◆ Problem details: Start at the first line of the material below and retype each line through the one containing "(lsent) at (1066,216)", exactly.
'''
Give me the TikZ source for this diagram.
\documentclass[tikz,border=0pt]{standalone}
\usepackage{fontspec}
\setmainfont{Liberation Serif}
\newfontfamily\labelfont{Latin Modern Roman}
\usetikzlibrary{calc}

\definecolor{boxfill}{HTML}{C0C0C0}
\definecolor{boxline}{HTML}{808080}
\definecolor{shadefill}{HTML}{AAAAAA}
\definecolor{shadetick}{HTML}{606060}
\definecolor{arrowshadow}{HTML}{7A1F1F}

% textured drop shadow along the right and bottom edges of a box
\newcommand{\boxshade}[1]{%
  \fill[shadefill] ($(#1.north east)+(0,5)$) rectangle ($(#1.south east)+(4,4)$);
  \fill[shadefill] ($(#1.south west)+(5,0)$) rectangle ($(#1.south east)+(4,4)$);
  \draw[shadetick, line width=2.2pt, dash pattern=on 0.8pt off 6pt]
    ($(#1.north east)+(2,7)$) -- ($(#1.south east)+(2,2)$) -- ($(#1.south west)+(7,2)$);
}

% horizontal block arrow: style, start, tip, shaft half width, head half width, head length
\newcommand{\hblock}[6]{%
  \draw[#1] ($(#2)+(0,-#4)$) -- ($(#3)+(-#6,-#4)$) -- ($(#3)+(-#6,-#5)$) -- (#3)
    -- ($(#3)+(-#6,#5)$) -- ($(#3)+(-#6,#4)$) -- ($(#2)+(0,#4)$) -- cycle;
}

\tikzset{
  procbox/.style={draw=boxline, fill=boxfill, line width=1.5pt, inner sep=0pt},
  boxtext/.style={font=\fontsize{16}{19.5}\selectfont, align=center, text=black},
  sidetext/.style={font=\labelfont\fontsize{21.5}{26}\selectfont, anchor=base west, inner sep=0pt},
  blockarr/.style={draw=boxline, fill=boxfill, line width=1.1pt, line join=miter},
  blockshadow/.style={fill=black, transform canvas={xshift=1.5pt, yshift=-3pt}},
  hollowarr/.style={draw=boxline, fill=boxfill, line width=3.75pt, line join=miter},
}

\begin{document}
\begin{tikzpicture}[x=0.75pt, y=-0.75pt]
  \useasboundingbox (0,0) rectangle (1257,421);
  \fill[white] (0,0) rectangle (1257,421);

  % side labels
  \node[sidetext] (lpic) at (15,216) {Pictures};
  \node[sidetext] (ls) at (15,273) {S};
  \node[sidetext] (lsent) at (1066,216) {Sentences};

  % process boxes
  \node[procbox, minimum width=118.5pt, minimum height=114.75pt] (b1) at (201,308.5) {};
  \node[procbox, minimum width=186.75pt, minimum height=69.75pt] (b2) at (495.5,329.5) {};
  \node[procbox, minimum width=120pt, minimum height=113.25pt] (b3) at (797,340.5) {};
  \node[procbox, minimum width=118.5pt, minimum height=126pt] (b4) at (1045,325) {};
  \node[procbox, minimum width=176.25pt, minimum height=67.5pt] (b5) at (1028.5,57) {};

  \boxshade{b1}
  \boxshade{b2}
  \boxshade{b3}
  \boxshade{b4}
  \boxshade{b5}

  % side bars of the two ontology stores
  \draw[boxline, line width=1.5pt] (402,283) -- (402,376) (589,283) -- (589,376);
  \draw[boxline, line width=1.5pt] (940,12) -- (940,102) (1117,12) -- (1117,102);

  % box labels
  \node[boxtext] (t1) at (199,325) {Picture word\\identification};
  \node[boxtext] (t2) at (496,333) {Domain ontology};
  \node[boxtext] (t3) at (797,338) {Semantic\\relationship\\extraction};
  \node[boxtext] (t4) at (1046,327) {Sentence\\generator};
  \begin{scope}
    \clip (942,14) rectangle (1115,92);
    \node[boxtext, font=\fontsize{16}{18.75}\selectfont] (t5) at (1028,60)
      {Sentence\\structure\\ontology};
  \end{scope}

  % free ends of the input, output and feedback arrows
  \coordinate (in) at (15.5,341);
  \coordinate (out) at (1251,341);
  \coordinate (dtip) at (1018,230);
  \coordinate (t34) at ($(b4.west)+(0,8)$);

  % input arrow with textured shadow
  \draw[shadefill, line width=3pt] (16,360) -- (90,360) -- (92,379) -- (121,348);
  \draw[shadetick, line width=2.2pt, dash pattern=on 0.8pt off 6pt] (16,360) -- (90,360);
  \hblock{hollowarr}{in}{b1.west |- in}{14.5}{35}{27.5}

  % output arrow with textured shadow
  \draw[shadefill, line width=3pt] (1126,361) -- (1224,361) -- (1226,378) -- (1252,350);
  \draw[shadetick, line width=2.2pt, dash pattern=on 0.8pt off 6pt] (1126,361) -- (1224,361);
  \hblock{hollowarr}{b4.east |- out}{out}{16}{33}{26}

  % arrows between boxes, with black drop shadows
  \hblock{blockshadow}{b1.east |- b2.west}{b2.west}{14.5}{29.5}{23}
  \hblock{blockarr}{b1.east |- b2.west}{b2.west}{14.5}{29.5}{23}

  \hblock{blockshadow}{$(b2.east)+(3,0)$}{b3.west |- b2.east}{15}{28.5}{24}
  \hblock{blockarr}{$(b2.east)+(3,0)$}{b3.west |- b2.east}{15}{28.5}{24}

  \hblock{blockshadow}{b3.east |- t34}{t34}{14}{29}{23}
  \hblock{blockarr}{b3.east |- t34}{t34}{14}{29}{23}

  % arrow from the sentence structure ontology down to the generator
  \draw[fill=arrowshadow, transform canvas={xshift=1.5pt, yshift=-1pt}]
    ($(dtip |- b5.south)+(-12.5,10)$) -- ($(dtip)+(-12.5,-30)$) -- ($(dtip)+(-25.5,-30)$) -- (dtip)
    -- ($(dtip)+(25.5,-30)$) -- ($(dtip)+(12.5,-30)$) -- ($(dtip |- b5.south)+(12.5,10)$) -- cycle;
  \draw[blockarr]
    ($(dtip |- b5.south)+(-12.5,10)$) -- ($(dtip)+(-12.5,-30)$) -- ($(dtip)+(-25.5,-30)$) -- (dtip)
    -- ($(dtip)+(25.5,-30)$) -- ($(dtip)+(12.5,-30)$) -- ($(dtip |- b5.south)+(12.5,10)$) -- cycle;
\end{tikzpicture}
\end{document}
'''
◆ Correct response:
Give me the TikZ source for this diagram.
\documentclass[tikz,border=0pt]{standalone}
\usepackage{fontspec}
\setmainfont{Liberation Serif}
\newfontfamily\labelfont{Latin Modern Roman}
\usetikzlibrary{calc}

\definecolor{boxfill}{HTML}{C0C0C0}
\definecolor{boxline}{HTML}{808080}
\definecolor{shadefill}{HTML}{AAAAAA}
\definecolor{shadetick}{HTML}{606060}
\definecolor{arrowshadow}{HTML}{7A1F1F}

% textured drop shadow along the right and bottom edges of a box
\newcommand{\boxshade}[1]{%
  \fill[shadefill] ($(#1.north east)+(0,5)$) rectangle ($(#1.south east)+(4,4)$);
  \fill[shadefill] ($(#1.south west)+(5,0)$) rectangle ($(#1.south east)+(4,4)$);
  \draw[shadetick, line width=2.2pt, dash pattern=on 0.8pt off 6pt]
    ($(#1.north east)+(2,7)$) -- ($(#1.south east)+(2,2)$) -- ($(#1.south west)+(7,2)$);
}

% horizontal block arrow: style, start, tip, shaft half width, head half width, head length
\newcommand{\hblock}[6]{%
  \draw[#1] ($(#2)+(0,-#4)$) -- ($(#3)+(-#6,-#4)$) -- ($(#3)+(-#6,-#5)$) -- (#3)
    -- ($(#3)+(-#6,#5)$) -- ($(#3)+(-#6,#4)$) -- ($(#2)+(0,#4)$) -- cycle;
}

\tikzset{
  procbox/.style={draw=boxline, fill=boxfill, line width=1.5pt, inner sep=0pt},
  boxtext/.style={font=\fontsize{16}{19.5}\selectfont, align=center, text=black},
  sidetext/.style={font=\labelfont\fontsize{21.5}{26}\selectfont, anchor=base west, inner sep=0pt},
  blockarr/.style={draw=boxline, fill=boxfill, line width=1.1pt, line join=miter},
  blockshadow/.style={fill=black, transform canvas={xshift=1.5pt, yshift=-3pt}},
  hollowarr/.style={draw=boxline, fill=boxfill, line width=3.75pt, line join=miter},
}

\begin{document}
\begin{tikzpicture}[x=0.75pt, y=-0.75pt]
  \useasboundingbox (0,0) rectangle (1257,421);
  \fill[white] (0,0) rectangle (1257,421);

  % side labels
  \node[sidetext] (lpic) at (15,216) {Pictures};
  \node[sidetext] (ls) at (15,273) {S};
  \node[sidetext] (lsent) at (1066,216) {Sentences};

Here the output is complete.